** Begin **
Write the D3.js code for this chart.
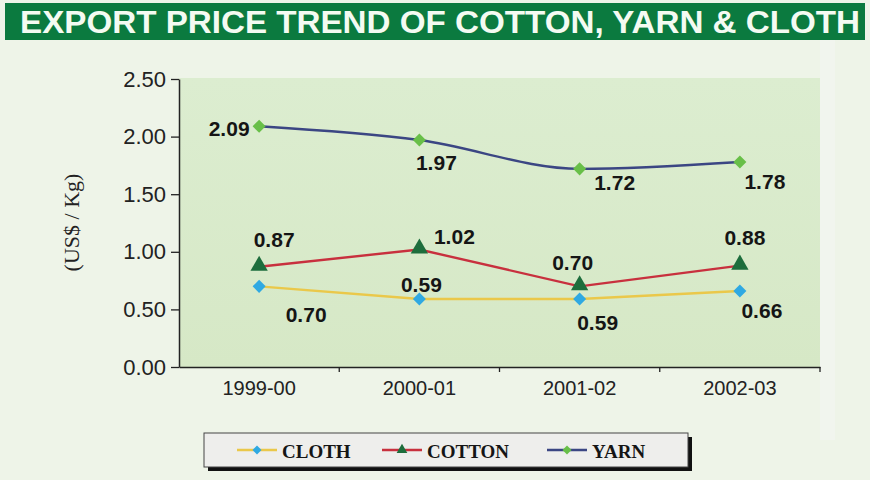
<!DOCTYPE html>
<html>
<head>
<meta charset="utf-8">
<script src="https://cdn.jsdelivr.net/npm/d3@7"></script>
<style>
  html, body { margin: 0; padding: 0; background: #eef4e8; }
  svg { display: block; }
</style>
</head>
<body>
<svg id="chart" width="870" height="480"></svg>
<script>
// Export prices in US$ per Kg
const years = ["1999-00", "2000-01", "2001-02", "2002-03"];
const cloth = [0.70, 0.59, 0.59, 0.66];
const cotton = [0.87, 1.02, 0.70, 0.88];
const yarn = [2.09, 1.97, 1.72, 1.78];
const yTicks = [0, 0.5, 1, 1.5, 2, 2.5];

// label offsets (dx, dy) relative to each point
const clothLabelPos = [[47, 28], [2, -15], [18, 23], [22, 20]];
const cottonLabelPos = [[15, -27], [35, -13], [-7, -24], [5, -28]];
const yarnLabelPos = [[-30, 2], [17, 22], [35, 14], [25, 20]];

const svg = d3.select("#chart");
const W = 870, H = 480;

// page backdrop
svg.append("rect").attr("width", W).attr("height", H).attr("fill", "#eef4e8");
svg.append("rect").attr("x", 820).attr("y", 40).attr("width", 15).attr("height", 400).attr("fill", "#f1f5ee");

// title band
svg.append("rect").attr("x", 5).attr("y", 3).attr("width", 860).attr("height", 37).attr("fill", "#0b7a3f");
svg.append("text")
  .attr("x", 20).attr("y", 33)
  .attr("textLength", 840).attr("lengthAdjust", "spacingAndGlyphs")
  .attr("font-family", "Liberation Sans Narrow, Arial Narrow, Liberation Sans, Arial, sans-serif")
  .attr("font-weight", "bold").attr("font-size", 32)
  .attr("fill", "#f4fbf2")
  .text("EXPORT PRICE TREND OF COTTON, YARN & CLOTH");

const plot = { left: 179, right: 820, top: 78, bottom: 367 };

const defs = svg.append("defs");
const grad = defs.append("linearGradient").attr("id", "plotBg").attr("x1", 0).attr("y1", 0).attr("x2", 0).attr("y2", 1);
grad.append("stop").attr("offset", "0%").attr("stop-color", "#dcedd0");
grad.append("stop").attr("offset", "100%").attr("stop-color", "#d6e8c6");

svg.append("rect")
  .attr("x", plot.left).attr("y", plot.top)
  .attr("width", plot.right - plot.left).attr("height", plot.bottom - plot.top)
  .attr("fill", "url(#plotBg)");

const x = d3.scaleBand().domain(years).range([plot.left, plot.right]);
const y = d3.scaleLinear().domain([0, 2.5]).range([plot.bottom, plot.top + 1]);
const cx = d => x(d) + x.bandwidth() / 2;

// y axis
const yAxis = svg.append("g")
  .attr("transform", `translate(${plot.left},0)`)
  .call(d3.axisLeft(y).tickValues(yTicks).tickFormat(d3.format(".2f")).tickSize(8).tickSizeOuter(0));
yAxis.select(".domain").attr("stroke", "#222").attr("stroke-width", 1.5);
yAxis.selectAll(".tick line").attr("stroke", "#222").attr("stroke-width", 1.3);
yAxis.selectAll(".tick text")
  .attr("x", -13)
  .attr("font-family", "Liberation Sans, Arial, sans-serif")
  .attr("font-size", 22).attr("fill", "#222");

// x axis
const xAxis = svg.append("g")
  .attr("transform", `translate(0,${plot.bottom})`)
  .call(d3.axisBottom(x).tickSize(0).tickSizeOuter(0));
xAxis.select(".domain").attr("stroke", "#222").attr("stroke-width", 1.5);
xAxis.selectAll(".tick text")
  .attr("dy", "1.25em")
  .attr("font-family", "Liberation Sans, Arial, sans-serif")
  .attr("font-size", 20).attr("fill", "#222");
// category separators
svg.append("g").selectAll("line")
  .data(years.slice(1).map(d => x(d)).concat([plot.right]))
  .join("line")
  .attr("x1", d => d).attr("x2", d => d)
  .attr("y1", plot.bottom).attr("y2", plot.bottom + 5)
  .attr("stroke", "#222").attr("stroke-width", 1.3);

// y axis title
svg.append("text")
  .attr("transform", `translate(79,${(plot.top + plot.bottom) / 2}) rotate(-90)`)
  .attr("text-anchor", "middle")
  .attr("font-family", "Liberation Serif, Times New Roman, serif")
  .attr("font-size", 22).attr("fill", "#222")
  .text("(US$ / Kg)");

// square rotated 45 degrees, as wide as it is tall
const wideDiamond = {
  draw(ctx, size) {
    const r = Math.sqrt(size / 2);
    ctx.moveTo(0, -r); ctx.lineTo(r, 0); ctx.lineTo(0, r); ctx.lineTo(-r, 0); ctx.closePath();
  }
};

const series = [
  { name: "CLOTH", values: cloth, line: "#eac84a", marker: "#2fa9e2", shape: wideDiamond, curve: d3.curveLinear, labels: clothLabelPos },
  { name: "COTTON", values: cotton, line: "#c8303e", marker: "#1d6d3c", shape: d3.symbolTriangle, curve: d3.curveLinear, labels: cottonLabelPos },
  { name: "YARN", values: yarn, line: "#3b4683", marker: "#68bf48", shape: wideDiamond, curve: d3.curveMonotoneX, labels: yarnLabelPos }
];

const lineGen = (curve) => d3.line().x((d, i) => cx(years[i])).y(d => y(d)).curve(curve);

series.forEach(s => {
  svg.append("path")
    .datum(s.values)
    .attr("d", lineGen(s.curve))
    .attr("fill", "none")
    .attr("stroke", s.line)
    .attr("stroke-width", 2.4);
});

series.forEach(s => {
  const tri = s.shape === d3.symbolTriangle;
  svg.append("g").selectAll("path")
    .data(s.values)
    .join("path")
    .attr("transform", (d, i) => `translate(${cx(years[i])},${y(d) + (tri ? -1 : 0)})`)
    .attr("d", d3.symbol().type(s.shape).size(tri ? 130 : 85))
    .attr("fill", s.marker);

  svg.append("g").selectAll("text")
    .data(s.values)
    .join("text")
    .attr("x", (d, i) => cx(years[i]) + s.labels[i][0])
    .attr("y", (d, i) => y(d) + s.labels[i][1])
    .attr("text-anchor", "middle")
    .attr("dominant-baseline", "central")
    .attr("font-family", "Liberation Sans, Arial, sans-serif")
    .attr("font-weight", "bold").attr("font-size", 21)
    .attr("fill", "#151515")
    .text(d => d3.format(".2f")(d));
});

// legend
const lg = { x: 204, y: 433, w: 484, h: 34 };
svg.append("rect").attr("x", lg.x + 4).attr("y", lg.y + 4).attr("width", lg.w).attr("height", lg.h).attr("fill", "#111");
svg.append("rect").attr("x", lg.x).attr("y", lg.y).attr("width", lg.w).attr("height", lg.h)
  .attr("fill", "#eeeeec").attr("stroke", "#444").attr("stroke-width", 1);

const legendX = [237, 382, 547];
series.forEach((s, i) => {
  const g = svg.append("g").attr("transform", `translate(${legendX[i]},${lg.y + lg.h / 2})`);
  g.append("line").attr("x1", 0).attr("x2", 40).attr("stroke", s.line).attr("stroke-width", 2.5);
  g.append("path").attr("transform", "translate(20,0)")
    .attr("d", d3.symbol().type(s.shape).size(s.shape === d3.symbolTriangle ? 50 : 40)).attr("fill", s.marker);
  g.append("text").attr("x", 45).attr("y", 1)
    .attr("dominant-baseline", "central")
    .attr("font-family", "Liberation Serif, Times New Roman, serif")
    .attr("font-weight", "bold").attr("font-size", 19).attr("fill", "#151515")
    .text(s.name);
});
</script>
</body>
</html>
** End **
** Begin **
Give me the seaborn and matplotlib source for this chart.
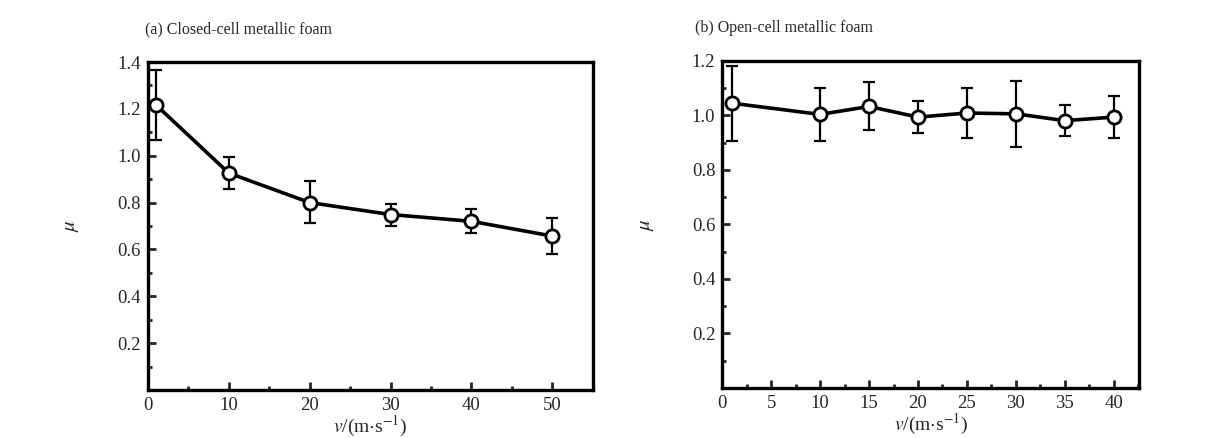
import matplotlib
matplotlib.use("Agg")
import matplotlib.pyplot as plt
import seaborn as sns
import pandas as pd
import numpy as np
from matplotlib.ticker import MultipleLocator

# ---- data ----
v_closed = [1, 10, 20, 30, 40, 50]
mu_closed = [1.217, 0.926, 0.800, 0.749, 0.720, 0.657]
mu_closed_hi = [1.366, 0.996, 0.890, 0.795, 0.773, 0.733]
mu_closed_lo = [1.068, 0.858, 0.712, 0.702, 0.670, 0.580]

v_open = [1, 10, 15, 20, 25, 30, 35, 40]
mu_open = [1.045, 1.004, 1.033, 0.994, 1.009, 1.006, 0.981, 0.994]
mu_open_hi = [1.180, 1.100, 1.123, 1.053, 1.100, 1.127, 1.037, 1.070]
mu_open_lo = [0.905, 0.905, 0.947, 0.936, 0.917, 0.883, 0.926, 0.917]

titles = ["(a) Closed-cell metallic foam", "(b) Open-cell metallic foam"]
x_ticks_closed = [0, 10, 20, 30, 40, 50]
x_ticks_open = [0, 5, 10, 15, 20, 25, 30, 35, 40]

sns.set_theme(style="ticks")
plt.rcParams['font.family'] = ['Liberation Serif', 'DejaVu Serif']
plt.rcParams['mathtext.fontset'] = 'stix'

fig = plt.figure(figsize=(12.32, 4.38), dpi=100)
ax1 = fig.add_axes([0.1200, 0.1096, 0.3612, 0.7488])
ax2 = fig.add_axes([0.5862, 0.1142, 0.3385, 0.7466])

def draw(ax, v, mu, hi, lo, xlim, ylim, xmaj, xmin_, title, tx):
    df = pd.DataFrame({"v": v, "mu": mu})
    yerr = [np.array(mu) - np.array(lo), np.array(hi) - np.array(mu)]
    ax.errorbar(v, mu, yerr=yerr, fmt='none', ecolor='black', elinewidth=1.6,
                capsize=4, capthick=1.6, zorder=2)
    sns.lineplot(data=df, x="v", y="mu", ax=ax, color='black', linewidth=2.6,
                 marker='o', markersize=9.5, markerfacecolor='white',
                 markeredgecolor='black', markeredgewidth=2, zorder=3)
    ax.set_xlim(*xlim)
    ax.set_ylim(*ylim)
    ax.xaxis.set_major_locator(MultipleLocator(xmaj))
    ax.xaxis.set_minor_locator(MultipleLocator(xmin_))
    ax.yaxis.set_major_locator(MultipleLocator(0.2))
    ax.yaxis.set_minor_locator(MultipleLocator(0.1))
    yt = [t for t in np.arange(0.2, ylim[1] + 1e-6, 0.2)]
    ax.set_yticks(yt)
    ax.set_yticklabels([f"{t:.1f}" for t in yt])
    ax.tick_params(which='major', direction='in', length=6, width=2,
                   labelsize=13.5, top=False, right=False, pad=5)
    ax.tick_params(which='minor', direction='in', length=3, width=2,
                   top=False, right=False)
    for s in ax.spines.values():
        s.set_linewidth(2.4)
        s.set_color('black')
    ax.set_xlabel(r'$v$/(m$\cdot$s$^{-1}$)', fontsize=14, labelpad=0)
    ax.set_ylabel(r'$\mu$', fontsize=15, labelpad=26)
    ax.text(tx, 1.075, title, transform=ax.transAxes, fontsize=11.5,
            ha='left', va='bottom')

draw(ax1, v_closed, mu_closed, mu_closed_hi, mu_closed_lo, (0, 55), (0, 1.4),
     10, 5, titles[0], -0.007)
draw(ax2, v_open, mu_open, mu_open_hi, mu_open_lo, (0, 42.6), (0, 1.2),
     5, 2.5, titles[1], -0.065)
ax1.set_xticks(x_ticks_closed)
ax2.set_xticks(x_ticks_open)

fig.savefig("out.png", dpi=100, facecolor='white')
** End **
### To be done
Quote only the lines running from the line with "Write the D3.js code for this chart." to the line with "const yarnLabelPos = [[-30, 2], [17, 22], [35, 14], [25, 20]];", ends included, exactly as they appear and without the pictures.

### Output
Write the D3.js code for this chart.
<!DOCTYPE html>
<html>
<head>
<meta charset="utf-8">
<script src="https://cdn.jsdelivr.net/npm/d3@7"></script>
<style>
  html, body { margin: 0; padding: 0; background: #eef4e8; }
  svg { display: block; }
</style>
</head>
<body>
<svg id="chart" width="870" height="480"></svg>
<script>
// Export prices in US$ per Kg
const years = ["1999-00", "2000-01", "2001-02", "2002-03"];
const cloth = [0.70, 0.59, 0.59, 0.66];
const cotton = [0.87, 1.02, 0.70, 0.88];
const yarn = [2.09, 1.97, 1.72, 1.78];
const yTicks = [0, 0.5, 1, 1.5, 2, 2.5];

// label offsets (dx, dy) relative to each point
const clothLabelPos = [[47, 28], [2, -15], [18, 23], [22, 20]];
const cottonLabelPos = [[15, -27], [35, -13], [-7, -24], [5, -28]];
const yarnLabelPos = [[-30, 2], [17, 22], [35, 14], [25, 20]];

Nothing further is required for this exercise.